_GIVEN PROBLEM_
Make a verbatim copy of the entries below; pictures stay out.

_INPUT_
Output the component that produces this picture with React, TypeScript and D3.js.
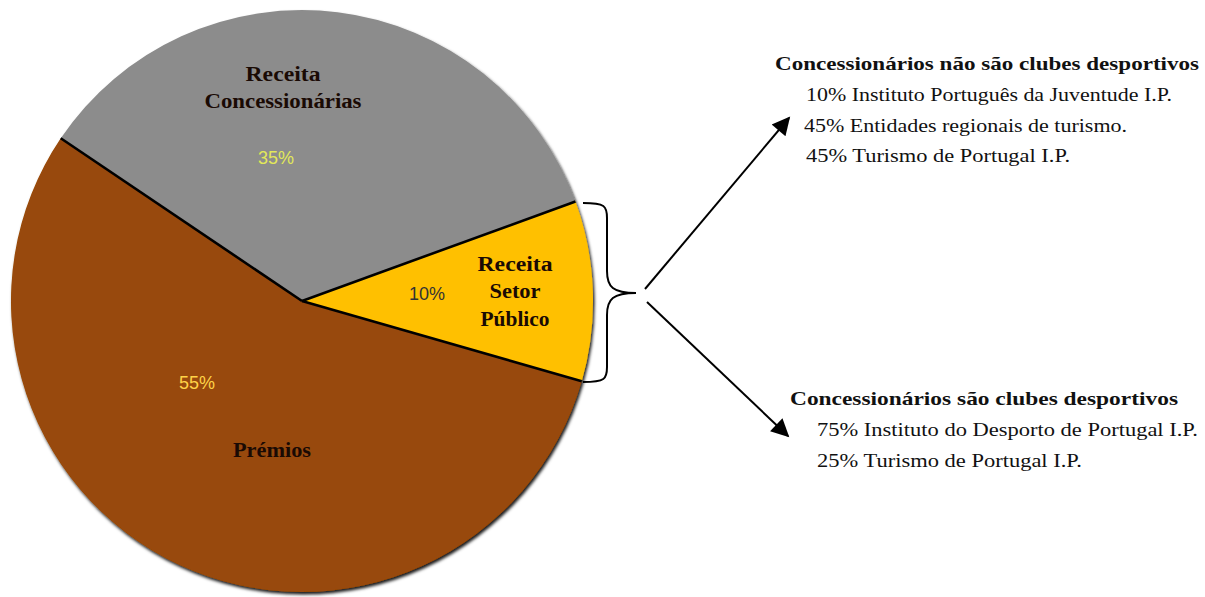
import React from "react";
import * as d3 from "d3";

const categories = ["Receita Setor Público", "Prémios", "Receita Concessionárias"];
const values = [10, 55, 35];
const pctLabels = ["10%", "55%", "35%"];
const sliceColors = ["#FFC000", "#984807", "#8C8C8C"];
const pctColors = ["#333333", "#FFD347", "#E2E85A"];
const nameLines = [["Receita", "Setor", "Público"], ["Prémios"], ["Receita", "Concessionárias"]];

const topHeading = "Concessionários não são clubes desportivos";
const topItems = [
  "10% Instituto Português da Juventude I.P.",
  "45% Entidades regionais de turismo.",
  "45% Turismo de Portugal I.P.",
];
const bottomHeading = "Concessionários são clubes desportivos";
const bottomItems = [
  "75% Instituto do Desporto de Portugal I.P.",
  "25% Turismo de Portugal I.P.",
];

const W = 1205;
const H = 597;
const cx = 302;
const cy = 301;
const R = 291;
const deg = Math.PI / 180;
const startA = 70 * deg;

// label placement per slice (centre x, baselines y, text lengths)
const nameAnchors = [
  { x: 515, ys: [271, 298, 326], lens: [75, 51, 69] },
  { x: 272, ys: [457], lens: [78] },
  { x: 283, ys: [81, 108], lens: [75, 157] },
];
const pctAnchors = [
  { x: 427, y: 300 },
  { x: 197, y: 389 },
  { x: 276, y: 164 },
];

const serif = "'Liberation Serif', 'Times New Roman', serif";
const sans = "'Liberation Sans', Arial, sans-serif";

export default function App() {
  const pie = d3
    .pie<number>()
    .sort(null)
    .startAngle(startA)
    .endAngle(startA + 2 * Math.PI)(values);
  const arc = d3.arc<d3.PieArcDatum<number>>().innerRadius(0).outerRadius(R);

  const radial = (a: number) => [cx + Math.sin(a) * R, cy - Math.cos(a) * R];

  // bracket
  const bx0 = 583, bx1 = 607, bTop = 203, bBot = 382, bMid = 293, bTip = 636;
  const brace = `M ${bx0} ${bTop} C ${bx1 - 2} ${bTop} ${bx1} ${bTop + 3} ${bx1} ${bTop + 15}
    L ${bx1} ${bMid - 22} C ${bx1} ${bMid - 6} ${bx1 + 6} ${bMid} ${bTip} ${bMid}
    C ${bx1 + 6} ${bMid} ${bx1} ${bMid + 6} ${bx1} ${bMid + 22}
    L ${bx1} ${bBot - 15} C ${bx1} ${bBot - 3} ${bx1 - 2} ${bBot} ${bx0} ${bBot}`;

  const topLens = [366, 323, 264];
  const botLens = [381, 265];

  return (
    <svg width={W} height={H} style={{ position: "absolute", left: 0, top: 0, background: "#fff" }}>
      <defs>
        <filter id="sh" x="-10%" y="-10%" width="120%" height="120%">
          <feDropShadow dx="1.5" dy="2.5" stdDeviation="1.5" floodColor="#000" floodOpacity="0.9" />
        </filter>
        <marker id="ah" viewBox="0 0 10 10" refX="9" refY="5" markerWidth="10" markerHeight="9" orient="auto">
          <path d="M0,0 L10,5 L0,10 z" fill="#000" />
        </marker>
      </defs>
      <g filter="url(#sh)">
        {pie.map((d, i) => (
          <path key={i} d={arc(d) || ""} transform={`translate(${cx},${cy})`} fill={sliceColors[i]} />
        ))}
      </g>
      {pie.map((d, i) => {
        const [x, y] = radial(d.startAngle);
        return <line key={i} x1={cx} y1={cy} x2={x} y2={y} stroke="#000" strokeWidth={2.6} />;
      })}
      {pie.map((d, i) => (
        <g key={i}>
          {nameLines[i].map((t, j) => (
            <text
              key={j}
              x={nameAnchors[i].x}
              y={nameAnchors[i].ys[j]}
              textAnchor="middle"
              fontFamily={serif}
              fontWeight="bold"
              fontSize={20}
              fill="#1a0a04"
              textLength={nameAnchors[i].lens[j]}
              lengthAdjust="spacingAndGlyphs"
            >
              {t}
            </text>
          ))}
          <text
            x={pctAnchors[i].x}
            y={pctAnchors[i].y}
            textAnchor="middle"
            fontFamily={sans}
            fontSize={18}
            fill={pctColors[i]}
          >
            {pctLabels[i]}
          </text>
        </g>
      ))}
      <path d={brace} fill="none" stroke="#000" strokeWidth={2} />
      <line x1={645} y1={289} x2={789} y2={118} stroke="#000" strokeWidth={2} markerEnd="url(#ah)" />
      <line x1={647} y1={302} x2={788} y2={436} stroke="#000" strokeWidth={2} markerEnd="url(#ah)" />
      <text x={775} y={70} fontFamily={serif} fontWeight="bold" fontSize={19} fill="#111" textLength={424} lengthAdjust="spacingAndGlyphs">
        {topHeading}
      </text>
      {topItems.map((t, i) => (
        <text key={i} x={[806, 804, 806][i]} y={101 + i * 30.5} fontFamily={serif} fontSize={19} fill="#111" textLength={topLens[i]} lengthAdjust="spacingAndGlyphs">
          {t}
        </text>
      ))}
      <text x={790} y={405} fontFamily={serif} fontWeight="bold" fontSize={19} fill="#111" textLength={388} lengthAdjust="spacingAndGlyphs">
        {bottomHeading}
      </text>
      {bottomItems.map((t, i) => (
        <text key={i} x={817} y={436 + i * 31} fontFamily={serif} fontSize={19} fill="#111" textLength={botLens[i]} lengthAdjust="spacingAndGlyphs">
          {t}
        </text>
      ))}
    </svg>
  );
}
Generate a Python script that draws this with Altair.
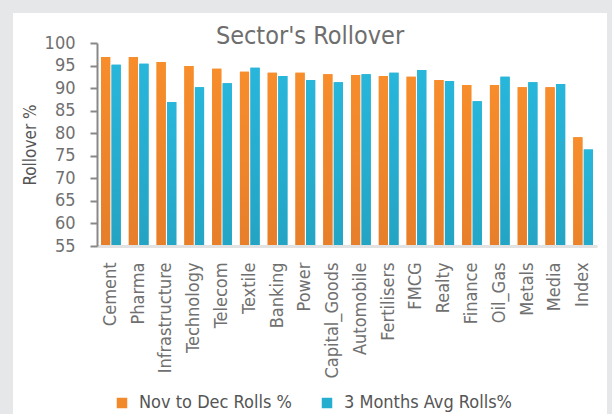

_WRITTEN ANSWER_
Output the component that produces this picture with React, TypeScript and D3.js.
import React from "react";
import * as d3 from "d3";

const categories = ["Receita Setor Público", "Prémios", "Receita Concessionárias"];
const values = [10, 55, 35];
const pctLabels = ["10%", "55%", "35%"];
const sliceColors = ["#FFC000", "#984807", "#8C8C8C"];
const pctColors = ["#333333", "#FFD347", "#E2E85A"];
const nameLines = [["Receita", "Setor", "Público"], ["Prémios"], ["Receita", "Concessionárias"]];

const topHeading = "Concessionários não são clubes desportivos";
const topItems = [
  "10% Instituto Português da Juventude I.P.",
  "45% Entidades regionais de turismo.",
  "45% Turismo de Portugal I.P.",
];
const bottomHeading = "Concessionários são clubes desportivos";
const bottomItems = [
  "75% Instituto do Desporto de Portugal I.P.",
  "25% Turismo de Portugal I.P.",
];

const W = 1205;
const H = 597;
const cx = 302;
const cy = 301;
const R = 291;
const deg = Math.PI / 180;
const startA = 70 * deg;

// label placement per slice (centre x, baselines y, text lengths)
const nameAnchors = [
  { x: 515, ys: [271, 298, 326], lens: [75, 51, 69] },
  { x: 272, ys: [457], lens: [78] },
  { x: 283, ys: [81, 108], lens: [75, 157] },
];
const pctAnchors = [
  { x: 427, y: 300 },
  { x: 197, y: 389 },
  { x: 276, y: 164 },
];

const serif = "'Liberation Serif', 'Times New Roman', serif";
const sans = "'Liberation Sans', Arial, sans-serif";

export default function App() {
  const pie = d3
    .pie<number>()
    .sort(null)
    .startAngle(startA)
    .endAngle(startA + 2 * Math.PI)(values);
  const arc = d3.arc<d3.PieArcDatum<number>>().innerRadius(0).outerRadius(R);

  const radial = (a: number) => [cx + Math.sin(a) * R, cy - Math.cos(a) * R];

  // bracket
  const bx0 = 583, bx1 = 607, bTop = 203, bBot = 382, bMid = 293, bTip = 636;
  const brace = `M ${bx0} ${bTop} C ${bx1 - 2} ${bTop} ${bx1} ${bTop + 3} ${bx1} ${bTop + 15}
    L ${bx1} ${bMid - 22} C ${bx1} ${bMid - 6} ${bx1 + 6} ${bMid} ${bTip} ${bMid}
    C ${bx1 + 6} ${bMid} ${bx1} ${bMid + 6} ${bx1} ${bMid + 22}
    L ${bx1} ${bBot - 15} C ${bx1} ${bBot - 3} ${bx1 - 2} ${bBot} ${bx0} ${bBot}`;

  const topLens = [366, 323, 264];
  const botLens = [381, 265];

  return (
    <svg width={W} height={H} style={{ position: "absolute", left: 0, top: 0, background: "#fff" }}>
      <defs>
        <filter id="sh" x="-10%" y="-10%" width="120%" height="120%">
          <feDropShadow dx="1.5" dy="2.5" stdDeviation="1.5" floodColor="#000" floodOpacity="0.9" />
        </filter>
        <marker id="ah" viewBox="0 0 10 10" refX="9" refY="5" markerWidth="10" markerHeight="9" orient="auto">
          <path d="M0,0 L10,5 L0,10 z" fill="#000" />
        </marker>
      </defs>
      <g filter="url(#sh)">
        {pie.map((d, i) => (
          <path key={i} d={arc(d) || ""} transform={`translate(${cx},${cy})`} fill={sliceColors[i]} />
        ))}
      </g>
      {pie.map((d, i) => {
        const [x, y] = radial(d.startAngle);
        return <line key={i} x1={cx} y1={cy} x2={x} y2={y} stroke="#000" strokeWidth={2.6} />;
      })}
      {pie.map((d, i) => (
        <g key={i}>
          {nameLines[i].map((t, j) => (
            <text
              key={j}
              x={nameAnchors[i].x}
              y={nameAnchors[i].ys[j]}
              textAnchor="middle"
              fontFamily={serif}
              fontWeight="bold"
              fontSize={20}
              fill="#1a0a04"
              textLength={nameAnchors[i].lens[j]}
              lengthAdjust="spacingAndGlyphs"
            >
              {t}
            </text>
          ))}
          <text
            x={pctAnchors[i].x}
            y={pctAnchors[i].y}
            textAnchor="middle"
            fontFamily={sans}
            fontSize={18}
            fill={pctColors[i]}
          >
            {pctLabels[i]}
          </text>
        </g>
      ))}
      <path d={brace} fill="none" stroke="#000" strokeWidth={2} />
      <line x1={645} y1={289} x2={789} y2={118} stroke="#000" strokeWidth={2} markerEnd="url(#ah)" />
      <line x1={647} y1={302} x2={788} y2={436} stroke="#000" strokeWidth={2} markerEnd="url(#ah)" />
      <text x={775} y={70} fontFamily={serif} fontWeight="bold" fontSize={19} fill="#111" textLength={424} lengthAdjust="spacingAndGlyphs">
        {topHeading}
      </text>
      {topItems.map((t, i) => (
        <text key={i} x={[806, 804, 806][i]} y={101 + i * 30.5} fontFamily={serif} fontSize={19} fill="#111" textLength={topLens[i]} lengthAdjust="spacingAndGlyphs">
          {t}
        </text>
      ))}
      <text x={790} y={405} fontFamily={serif} fontWeight="bold" fontSize={19} fill="#111" textLength={388} lengthAdjust="spacingAndGlyphs">
        {bottomHeading}
      </text>
      {bottomItems.map((t, i) => (
        <text key={i} x={817} y={436 + i * 31} fontFamily={serif} fontSize={19} fill="#111" textLength={botLens[i]} lengthAdjust="spacingAndGlyphs">
          {t}
        </text>
      ))}
    </svg>
  );
}
Generate a Python script that draws this with Altair.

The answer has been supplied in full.